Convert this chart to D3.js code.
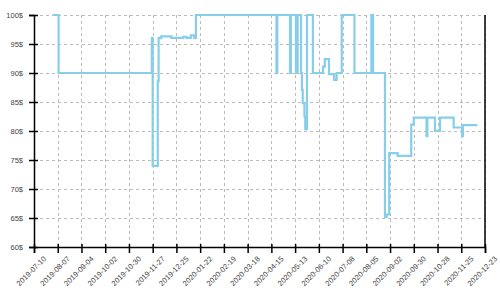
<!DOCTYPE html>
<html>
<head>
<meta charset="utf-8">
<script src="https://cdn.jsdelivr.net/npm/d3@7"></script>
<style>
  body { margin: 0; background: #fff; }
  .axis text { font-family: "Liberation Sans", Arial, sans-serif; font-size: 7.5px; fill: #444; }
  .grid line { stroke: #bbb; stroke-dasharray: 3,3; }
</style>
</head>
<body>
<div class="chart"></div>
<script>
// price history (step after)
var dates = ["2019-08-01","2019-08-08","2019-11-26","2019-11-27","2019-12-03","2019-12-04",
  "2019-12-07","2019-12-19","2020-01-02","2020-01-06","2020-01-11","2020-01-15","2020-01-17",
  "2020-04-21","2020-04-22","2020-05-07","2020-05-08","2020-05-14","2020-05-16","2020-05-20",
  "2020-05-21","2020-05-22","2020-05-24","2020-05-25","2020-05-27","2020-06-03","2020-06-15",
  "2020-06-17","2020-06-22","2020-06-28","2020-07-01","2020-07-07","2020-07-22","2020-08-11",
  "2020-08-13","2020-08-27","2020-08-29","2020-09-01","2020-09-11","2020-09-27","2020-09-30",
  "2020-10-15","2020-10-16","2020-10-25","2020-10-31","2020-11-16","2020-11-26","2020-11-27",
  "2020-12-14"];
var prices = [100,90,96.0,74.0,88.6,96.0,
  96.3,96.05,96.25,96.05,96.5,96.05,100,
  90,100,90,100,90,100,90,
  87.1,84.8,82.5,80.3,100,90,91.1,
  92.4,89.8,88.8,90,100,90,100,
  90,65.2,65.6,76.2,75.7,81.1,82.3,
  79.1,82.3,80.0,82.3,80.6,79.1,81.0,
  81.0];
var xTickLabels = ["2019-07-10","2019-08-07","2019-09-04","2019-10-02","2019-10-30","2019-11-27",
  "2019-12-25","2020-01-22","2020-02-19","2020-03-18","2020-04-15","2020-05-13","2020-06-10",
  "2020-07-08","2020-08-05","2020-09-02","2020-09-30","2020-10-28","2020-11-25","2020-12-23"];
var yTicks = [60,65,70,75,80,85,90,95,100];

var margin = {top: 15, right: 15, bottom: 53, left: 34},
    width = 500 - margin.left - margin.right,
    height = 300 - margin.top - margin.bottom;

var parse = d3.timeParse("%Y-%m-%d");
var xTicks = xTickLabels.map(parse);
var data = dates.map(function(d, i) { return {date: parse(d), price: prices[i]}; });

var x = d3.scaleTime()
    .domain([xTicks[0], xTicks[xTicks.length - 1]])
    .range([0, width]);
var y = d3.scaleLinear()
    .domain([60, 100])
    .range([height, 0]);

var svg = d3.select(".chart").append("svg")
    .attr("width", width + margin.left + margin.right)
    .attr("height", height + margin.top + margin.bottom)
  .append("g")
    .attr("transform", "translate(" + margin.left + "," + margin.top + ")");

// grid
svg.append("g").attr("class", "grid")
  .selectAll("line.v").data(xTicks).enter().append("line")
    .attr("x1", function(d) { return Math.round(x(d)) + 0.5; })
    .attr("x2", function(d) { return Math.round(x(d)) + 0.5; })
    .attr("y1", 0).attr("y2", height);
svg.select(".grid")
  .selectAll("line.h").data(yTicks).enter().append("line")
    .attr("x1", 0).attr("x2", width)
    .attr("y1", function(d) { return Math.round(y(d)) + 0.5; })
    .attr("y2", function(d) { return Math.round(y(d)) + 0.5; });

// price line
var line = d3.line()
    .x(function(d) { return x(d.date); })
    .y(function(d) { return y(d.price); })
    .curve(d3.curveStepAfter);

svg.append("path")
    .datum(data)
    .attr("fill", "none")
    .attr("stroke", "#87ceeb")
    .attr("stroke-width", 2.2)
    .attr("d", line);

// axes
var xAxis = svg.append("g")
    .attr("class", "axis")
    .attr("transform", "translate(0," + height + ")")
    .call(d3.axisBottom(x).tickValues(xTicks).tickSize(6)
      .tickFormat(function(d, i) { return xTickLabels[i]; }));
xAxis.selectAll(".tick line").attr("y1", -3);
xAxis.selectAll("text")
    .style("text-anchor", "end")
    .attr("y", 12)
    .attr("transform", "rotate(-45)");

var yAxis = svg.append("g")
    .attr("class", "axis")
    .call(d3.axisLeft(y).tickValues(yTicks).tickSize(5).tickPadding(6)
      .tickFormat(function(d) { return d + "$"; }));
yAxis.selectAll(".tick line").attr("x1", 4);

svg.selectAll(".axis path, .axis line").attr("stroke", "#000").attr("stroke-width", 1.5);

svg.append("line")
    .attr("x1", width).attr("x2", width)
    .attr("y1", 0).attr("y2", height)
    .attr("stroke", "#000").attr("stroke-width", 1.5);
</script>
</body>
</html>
+++++
* [Directions]: Transcribe the material as is, with images omitted.

* [Completed task]:
Convert this chart to D3.js code.
<!DOCTYPE html>
<html>
<head>
<meta charset="utf-8">
<script src="https://cdn.jsdelivr.net/npm/d3@7"></script>
<style>
  body { margin: 0; background: #fff; }
  .axis text { font-family: "Liberation Sans", Arial, sans-serif; font-size: 7.5px; fill: #444; }
  .grid line { stroke: #bbb; stroke-dasharray: 3,3; }
</style>
</head>
<body>
<div class="chart"></div>
<script>
// price history (step after)
var dates = ["2019-08-01","2019-08-08","2019-11-26","2019-11-27","2019-12-03","2019-12-04",
  "2019-12-07","2019-12-19","2020-01-02","2020-01-06","2020-01-11","2020-01-15","2020-01-17",
  "2020-04-21","2020-04-22","2020-05-07","2020-05-08","2020-05-14","2020-05-16","2020-05-20",
  "2020-05-21","2020-05-22","2020-05-24","2020-05-25","2020-05-27","2020-06-03","2020-06-15",
  "2020-06-17","2020-06-22","2020-06-28","2020-07-01","2020-07-07","2020-07-22","2020-08-11",
  "2020-08-13","2020-08-27","2020-08-29","2020-09-01","2020-09-11","2020-09-27","2020-09-30",
  "2020-10-15","2020-10-16","2020-10-25","2020-10-31","2020-11-16","2020-11-26","2020-11-27",
  "2020-12-14"];
var prices = [100,90,96.0,74.0,88.6,96.0,
  96.3,96.05,96.25,96.05,96.5,96.05,100,
  90,100,90,100,90,100,90,
  87.1,84.8,82.5,80.3,100,90,91.1,
  92.4,89.8,88.8,90,100,90,100,
  90,65.2,65.6,76.2,75.7,81.1,82.3,
  79.1,82.3,80.0,82.3,80.6,79.1,81.0,
  81.0];
var xTickLabels = ["2019-07-10","2019-08-07","2019-09-04","2019-10-02","2019-10-30","2019-11-27",
  "2019-12-25","2020-01-22","2020-02-19","2020-03-18","2020-04-15","2020-05-13","2020-06-10",
  "2020-07-08","2020-08-05","2020-09-02","2020-09-30","2020-10-28","2020-11-25","2020-12-23"];
var yTicks = [60,65,70,75,80,85,90,95,100];

var margin = {top: 15, right: 15, bottom: 53, left: 34},
    width = 500 - margin.left - margin.right,
    height = 300 - margin.top - margin.bottom;

var parse = d3.timeParse("%Y-%m-%d");
var xTicks = xTickLabels.map(parse);
var data = dates.map(function(d, i) { return {date: parse(d), price: prices[i]}; });

var x = d3.scaleTime()
    .domain([xTicks[0], xTicks[xTicks.length - 1]])
    .range([0, width]);
var y = d3.scaleLinear()
    .domain([60, 100])
    .range([height, 0]);

var svg = d3.select(".chart").append("svg")
    .attr("width", width + margin.left + margin.right)
    .attr("height", height + margin.top + margin.bottom)
  .append("g")
    .attr("transform", "translate(" + margin.left + "," + margin.top + ")");

// grid
svg.append("g").attr("class", "grid")
  .selectAll("line.v").data(xTicks).enter().append("line")
    .attr("x1", function(d) { return Math.round(x(d)) + 0.5; })
    .attr("x2", function(d) { return Math.round(x(d)) + 0.5; })
    .attr("y1", 0).attr("y2", height);
svg.select(".grid")
  .selectAll("line.h").data(yTicks).enter().append("line")
    .attr("x1", 0).attr("x2", width)
    .attr("y1", function(d) { return Math.round(y(d)) + 0.5; })
    .attr("y2", function(d) { return Math.round(y(d)) + 0.5; });

// price line
var line = d3.line()
    .x(function(d) { return x(d.date); })
    .y(function(d) { return y(d.price); })
    .curve(d3.curveStepAfter);

svg.append("path")
    .datum(data)
    .attr("fill", "none")
    .attr("stroke", "#87ceeb")
    .attr("stroke-width", 2.2)
    .attr("d", line);

// axes
var xAxis = svg.append("g")
    .attr("class", "axis")
    .attr("transform", "translate(0," + height + ")")
    .call(d3.axisBottom(x).tickValues(xTicks).tickSize(6)
      .tickFormat(function(d, i) { return xTickLabels[i]; }));
xAxis.selectAll(".tick line").attr("y1", -3);
xAxis.selectAll("text")
    .style("text-anchor", "end")
    .attr("y", 12)
    .attr("transform", "rotate(-45)");

var yAxis = svg.append("g")
    .attr("class", "axis")
    .call(d3.axisLeft(y).tickValues(yTicks).tickSize(5).tickPadding(6)
      .tickFormat(function(d) { return d + "$"; }));
yAxis.selectAll(".tick line").attr("x1", 4);

svg.selectAll(".axis path, .axis line").attr("stroke", "#000").attr("stroke-width", 1.5);

svg.append("line")
    .attr("x1", width).attr("x2", width)
    .attr("y1", 0).attr("y2", height)
    .attr("stroke", "#000").attr("stroke-width", 1.5);
</script>
</body>
</html>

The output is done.